TASK OBJECTIVE
Repeat exactly the lines running from the first line of the data to the line containing "(0,0) rectangle (1063,696);", both ends included, and nothing else; drop the pictures.

COLLECTED DATA
########
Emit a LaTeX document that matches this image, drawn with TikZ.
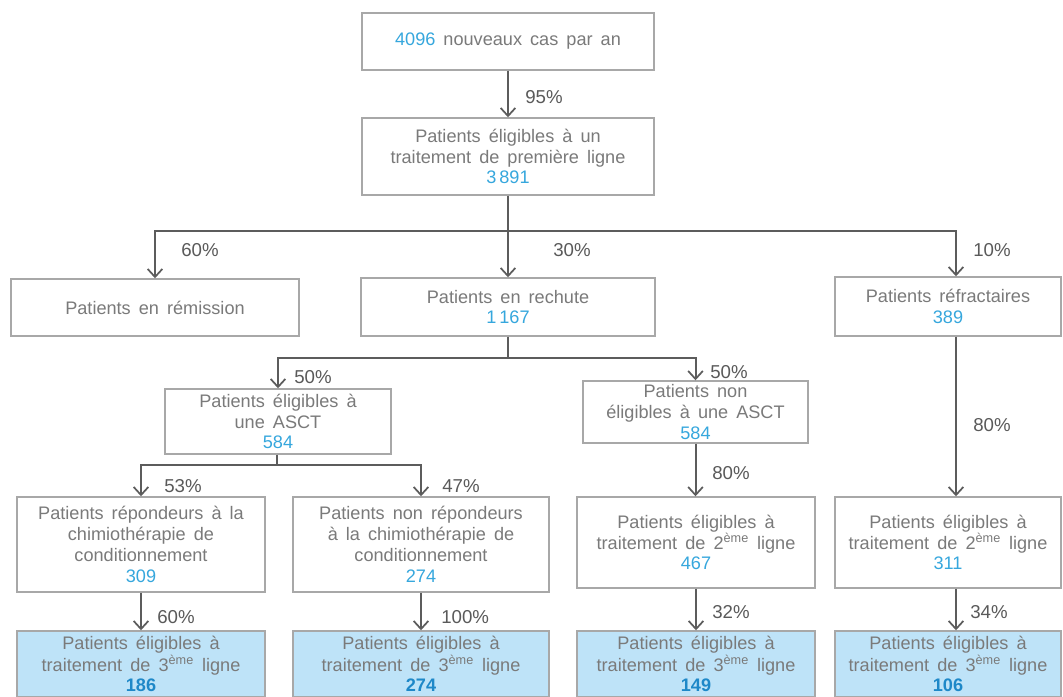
\documentclass[tikz,border=0pt]{standalone}
\usepackage{fontspec}
\setmainfont{Liberation Sans}[WordSpace=1.6]
\usetikzlibrary{arrows.meta}
\definecolor{boxborder}{HTML}{A8A8A8}
\definecolor{textgray}{HTML}{7A7A7A}
\definecolor{numblue}{HTML}{36A7DD}
\definecolor{boldblue}{HTML}{1E88C8}
\definecolor{fillblue}{HTML}{BEE3F8}
\definecolor{linecol}{HTML}{5C5C5C}
\definecolor{pctcol}{HTML}{5A5A5A}
\newcommand\numb[1]{\textcolor{numblue}{#1}}
\newcommand\numbb[1]{\textcolor{boldblue}{\bfseries #1}}
\begin{document}
\begin{tikzpicture}[x=0.75pt,y=-0.75pt,
  box/.style={draw=boxborder,line width=1.1pt,fill=white,align=center,inner sep=0pt,text=textgray,font=\fontsize{13.6}{15.6}\selectfont},
  bbox/.style={box,fill=fillblue,font=\fontsize{13.6}{15}\selectfont},
  W/.style={minimum width=#1*0.75pt},
  H/.style={minimum height=#1*0.75pt},
  conn/.style={draw=linecol,line width=1.5pt},
  arr/.style={conn,-{Straight Barb[length=6pt,width=11pt,line width=1.3pt]}},
  pct/.style={anchor=west,inner sep=0pt,text=pctcol,font=\fontsize{14}{16}\selectfont},
]
\useasboundingbox[fill=white] (0,0) rectangle (1063,696);

% boxes
\node[box,W=292,H=57] (n1) at (508,41.5) {\numb{4096} nouveaux cas par an};
\node[box,W=292,H=77] (n2) at (508,156.5) {Patients éligibles à un\\traitement de première ligne\\\numb{3\,891}};
\node[box,W=288,H=57] (rem) at (155,307.5) {Patients en rémission};
\node[box,W=294,H=58] (rech) at (508,307) {Patients en rechute\\\numb{1\,167}};
\node[box,W=226,H=59] (refr) at (948,306.5) {Patients réfractaires\\\numb{389}};
\node[box,W=226,H=65] (asct) at (278,421.5) {Patients éligibles à\\une ASCT\\\numb{584}};
\node[box,W=225,H=62] (nonasct) at (695.5,412) {Patients non\\éligibles à une ASCT\\\numb{584}};
\node[box,W=248,H=95] (rep) at (141,544.5) {Patients répondeurs à la\\chimiothérapie de\\conditionnement\\\numb{309}};
\node[box,W=256,H=95] (nonrep) at (421,544.5) {Patients non répondeurs\\à la chimiothérapie de\\conditionnement\\\numb{274}};
\node[box,W=238,H=91] (l2a) at (696,542.5) {Patients éligibles à\\traitement de 2\textsuperscript{ème} ligne\\\numb{467}};
\node[box,W=226,H=91] (l2b) at (948,542.5) {Patients éligibles à\\traitement de 2\textsuperscript{ème} ligne\\\numb{311}};
\node[bbox,W=248,H=66] (b1) at (141,664) {Patients éligibles à\\traitement de 3\textsuperscript{ème} ligne\\\numbb{186}};
\node[bbox,W=256,H=66] (b2) at (421,664) {Patients éligibles à\\traitement de 3\textsuperscript{ème} ligne\\\numbb{274}};
\node[bbox,W=238,H=66] (b3) at (696,664) {Patients éligibles à\\traitement de 3\textsuperscript{ème} ligne\\\numbb{149}};
\node[bbox,W=226,H=66] (b4) at (948,664) {Patients éligibles à\\traitement de 3\textsuperscript{ème} ligne\\\numbb{106}};

% junctions
\coordinate (j1) at (508,231);
\coordinate (rt) at (956,231);
\coordinate (j2) at (508,358);
\coordinate (j3) at (277,465);

% connectors
\draw[arr] (n1.south) -- (n2.north);
\draw[conn] (n2.south) -- (j1);
\draw[arr] (j1) -| (rem.north);
\draw[arr] (j1) -- (rech.north);
\draw[arr] (j1) -- (rt) -- (refr.north -| rt);
\draw[conn] (rech.south) -- (j2);
\draw[arr] (j2) -| (asct.north);
\draw[arr] (j2) -| (nonasct.north);
\draw[conn] (asct.south -| j3) -- (j3);
\draw[arr] (j3) -| (rep.north);
\draw[arr] (j3) -| (nonrep.north);
\draw[arr] (nonasct.south) -- (nonasct.south |- l2a.north);
\draw[arr] (refr.south -| rt) -- (l2b.north -| rt);
\draw[arr] (rep.south) -- (b1.north);
\draw[arr] (nonrep.south) -- (b2.north);
\draw[arr] (l2a.south) -- (b3.north);
\draw[arr] (l2b.south -| rt) -- (b4.north -| rt);

% percentages
\node[pct] (p95) at (525,97) {95\%};
\node[pct] (p60a) at (181,250) {60\%};
\node[pct] (p30) at (553,250) {30\%};
\node[pct] (p10) at (973,250) {10\%};
\node[pct] (p50a) at (294,377) {50\%};
\node[pct] (p50b) at (710,372) {50\%};
\node[pct] (p80a) at (973,425) {80\%};
\node[pct] (p53) at (164,486) {53\%};
\node[pct] (p47) at (442,486) {47\%};
\node[pct] (p80b) at (712,473) {80\%};
\node[pct] (p60b) at (157,617) {60\%};
\node[pct] (p100) at (441,617) {100\%};
\node[pct] (p32) at (712,612) {32\%};
\node[pct] (p34) at (970,612) {34\%};
\end{tikzpicture}
\end{document}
########
SOLUTION
Emit a LaTeX document that matches this image, drawn with TikZ.
\documentclass[tikz,border=0pt]{standalone}
\usepackage{fontspec}
\setmainfont{Liberation Sans}[WordSpace=1.6]
\usetikzlibrary{arrows.meta}
\definecolor{boxborder}{HTML}{A8A8A8}
\definecolor{textgray}{HTML}{7A7A7A}
\definecolor{numblue}{HTML}{36A7DD}
\definecolor{boldblue}{HTML}{1E88C8}
\definecolor{fillblue}{HTML}{BEE3F8}
\definecolor{linecol}{HTML}{5C5C5C}
\definecolor{pctcol}{HTML}{5A5A5A}
\newcommand\numb[1]{\textcolor{numblue}{#1}}
\newcommand\numbb[1]{\textcolor{boldblue}{\bfseries #1}}
\begin{document}
\begin{tikzpicture}[x=0.75pt,y=-0.75pt,
  box/.style={draw=boxborder,line width=1.1pt,fill=white,align=center,inner sep=0pt,text=textgray,font=\fontsize{13.6}{15.6}\selectfont},
  bbox/.style={box,fill=fillblue,font=\fontsize{13.6}{15}\selectfont},
  W/.style={minimum width=#1*0.75pt},
  H/.style={minimum height=#1*0.75pt},
  conn/.style={draw=linecol,line width=1.5pt},
  arr/.style={conn,-{Straight Barb[length=6pt,width=11pt,line width=1.3pt]}},
  pct/.style={anchor=west,inner sep=0pt,text=pctcol,font=\fontsize{14}{16}\selectfont},
]
\useasboundingbox[fill=white] (0,0) rectangle (1063,696);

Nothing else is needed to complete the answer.